● **DIRECTIONS**: Copy the data precisely, keeping every character.
▼
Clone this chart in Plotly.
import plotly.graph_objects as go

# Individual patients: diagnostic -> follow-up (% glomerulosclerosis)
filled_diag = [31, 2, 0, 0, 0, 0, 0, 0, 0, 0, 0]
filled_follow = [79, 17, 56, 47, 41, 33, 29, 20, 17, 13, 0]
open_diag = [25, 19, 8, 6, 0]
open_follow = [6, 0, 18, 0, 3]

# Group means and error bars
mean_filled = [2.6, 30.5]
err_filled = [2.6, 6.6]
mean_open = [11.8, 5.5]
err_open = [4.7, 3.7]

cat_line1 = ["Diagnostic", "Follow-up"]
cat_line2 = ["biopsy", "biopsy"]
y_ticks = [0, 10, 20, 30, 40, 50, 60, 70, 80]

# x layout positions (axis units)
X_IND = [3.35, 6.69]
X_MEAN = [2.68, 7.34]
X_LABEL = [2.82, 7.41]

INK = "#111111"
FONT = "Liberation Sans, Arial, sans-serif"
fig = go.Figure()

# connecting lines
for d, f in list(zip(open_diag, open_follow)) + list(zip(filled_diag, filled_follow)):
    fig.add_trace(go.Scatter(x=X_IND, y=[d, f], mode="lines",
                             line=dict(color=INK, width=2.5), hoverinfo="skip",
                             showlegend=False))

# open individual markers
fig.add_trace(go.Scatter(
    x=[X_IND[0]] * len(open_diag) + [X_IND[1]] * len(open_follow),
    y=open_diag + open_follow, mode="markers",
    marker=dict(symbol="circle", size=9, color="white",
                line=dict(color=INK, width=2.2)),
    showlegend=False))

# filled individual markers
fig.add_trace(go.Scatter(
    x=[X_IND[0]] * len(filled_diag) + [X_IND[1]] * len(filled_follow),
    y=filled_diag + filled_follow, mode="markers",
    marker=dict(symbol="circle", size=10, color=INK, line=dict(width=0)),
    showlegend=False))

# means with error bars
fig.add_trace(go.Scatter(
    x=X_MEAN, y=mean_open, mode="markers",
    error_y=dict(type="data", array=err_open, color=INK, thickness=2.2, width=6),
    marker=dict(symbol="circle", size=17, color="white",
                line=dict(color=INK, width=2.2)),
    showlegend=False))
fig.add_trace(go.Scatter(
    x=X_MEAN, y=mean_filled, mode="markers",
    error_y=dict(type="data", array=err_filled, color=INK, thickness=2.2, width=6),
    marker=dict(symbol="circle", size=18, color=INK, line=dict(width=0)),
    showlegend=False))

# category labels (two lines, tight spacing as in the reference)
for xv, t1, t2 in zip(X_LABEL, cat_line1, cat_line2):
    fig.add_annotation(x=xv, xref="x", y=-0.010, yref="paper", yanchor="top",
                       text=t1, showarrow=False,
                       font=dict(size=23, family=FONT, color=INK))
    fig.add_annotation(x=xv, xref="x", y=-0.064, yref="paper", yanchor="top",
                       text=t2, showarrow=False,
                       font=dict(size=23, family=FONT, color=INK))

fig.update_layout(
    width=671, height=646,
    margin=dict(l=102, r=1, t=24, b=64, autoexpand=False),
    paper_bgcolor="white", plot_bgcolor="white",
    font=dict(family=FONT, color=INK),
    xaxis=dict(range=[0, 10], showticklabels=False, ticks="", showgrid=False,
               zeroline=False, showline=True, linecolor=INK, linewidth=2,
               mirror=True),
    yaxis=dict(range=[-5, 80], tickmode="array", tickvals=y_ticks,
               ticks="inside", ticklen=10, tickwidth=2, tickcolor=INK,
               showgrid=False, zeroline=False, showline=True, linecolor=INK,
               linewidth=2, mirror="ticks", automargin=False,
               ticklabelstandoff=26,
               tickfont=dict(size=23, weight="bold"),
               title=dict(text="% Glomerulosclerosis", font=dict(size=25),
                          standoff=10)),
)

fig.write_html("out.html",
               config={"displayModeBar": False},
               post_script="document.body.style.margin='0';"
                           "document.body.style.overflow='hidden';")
▲
● **RESULT OF THE EXERCISE**:
Clone this chart in Plotly.
import plotly.graph_objects as go

# Individual patients: diagnostic -> follow-up (% glomerulosclerosis)
filled_diag = [31, 2, 0, 0, 0, 0, 0, 0, 0, 0, 0]
filled_follow = [79, 17, 56, 47, 41, 33, 29, 20, 17, 13, 0]
open_diag = [25, 19, 8, 6, 0]
open_follow = [6, 0, 18, 0, 3]

# Group means and error bars
mean_filled = [2.6, 30.5]
err_filled = [2.6, 6.6]
mean_open = [11.8, 5.5]
err_open = [4.7, 3.7]

cat_line1 = ["Diagnostic", "Follow-up"]
cat_line2 = ["biopsy", "biopsy"]
y_ticks = [0, 10, 20, 30, 40, 50, 60, 70, 80]

# x layout positions (axis units)
X_IND = [3.35, 6.69]
X_MEAN = [2.68, 7.34]
X_LABEL = [2.82, 7.41]

INK = "#111111"
FONT = "Liberation Sans, Arial, sans-serif"
fig = go.Figure()

# connecting lines
for d, f in list(zip(open_diag, open_follow)) + list(zip(filled_diag, filled_follow)):
    fig.add_trace(go.Scatter(x=X_IND, y=[d, f], mode="lines",
                             line=dict(color=INK, width=2.5), hoverinfo="skip",
                             showlegend=False))

# open individual markers
fig.add_trace(go.Scatter(
    x=[X_IND[0]] * len(open_diag) + [X_IND[1]] * len(open_follow),
    y=open_diag + open_follow, mode="markers",
    marker=dict(symbol="circle", size=9, color="white",
                line=dict(color=INK, width=2.2)),
    showlegend=False))

# filled individual markers
fig.add_trace(go.Scatter(
    x=[X_IND[0]] * len(filled_diag) + [X_IND[1]] * len(filled_follow),
    y=filled_diag + filled_follow, mode="markers",
    marker=dict(symbol="circle", size=10, color=INK, line=dict(width=0)),
    showlegend=False))

# means with error bars
fig.add_trace(go.Scatter(
    x=X_MEAN, y=mean_open, mode="markers",
    error_y=dict(type="data", array=err_open, color=INK, thickness=2.2, width=6),
    marker=dict(symbol="circle", size=17, color="white",
                line=dict(color=INK, width=2.2)),
    showlegend=False))
fig.add_trace(go.Scatter(
    x=X_MEAN, y=mean_filled, mode="markers",
    error_y=dict(type="data", array=err_filled, color=INK, thickness=2.2, width=6),
    marker=dict(symbol="circle", size=18, color=INK, line=dict(width=0)),
    showlegend=False))

# category labels (two lines, tight spacing as in the reference)
for xv, t1, t2 in zip(X_LABEL, cat_line1, cat_line2):
    fig.add_annotation(x=xv, xref="x", y=-0.010, yref="paper", yanchor="top",
                       text=t1, showarrow=False,
                       font=dict(size=23, family=FONT, color=INK))
    fig.add_annotation(x=xv, xref="x", y=-0.064, yref="paper", yanchor="top",
                       text=t2, showarrow=False,
                       font=dict(size=23, family=FONT, color=INK))

fig.update_layout(
    width=671, height=646,
    margin=dict(l=102, r=1, t=24, b=64, autoexpand=False),
    paper_bgcolor="white", plot_bgcolor="white",
    font=dict(family=FONT, color=INK),
    xaxis=dict(range=[0, 10], showticklabels=False, ticks="", showgrid=False,
               zeroline=False, showline=True, linecolor=INK, linewidth=2,
               mirror=True),
    yaxis=dict(range=[-5, 80], tickmode="array", tickvals=y_ticks,
               ticks="inside", ticklen=10, tickwidth=2, tickcolor=INK,
               showgrid=False, zeroline=False, showline=True, linecolor=INK,
               linewidth=2, mirror="ticks", automargin=False,
               ticklabelstandoff=26,
               tickfont=dict(size=23, weight="bold"),
               title=dict(text="% Glomerulosclerosis", font=dict(size=25),
                          standoff=10)),
)

fig.write_html("out.html",
               config={"displayModeBar": False},
               post_script="document.body.style.margin='0';"
                           "document.body.style.overflow='hidden';")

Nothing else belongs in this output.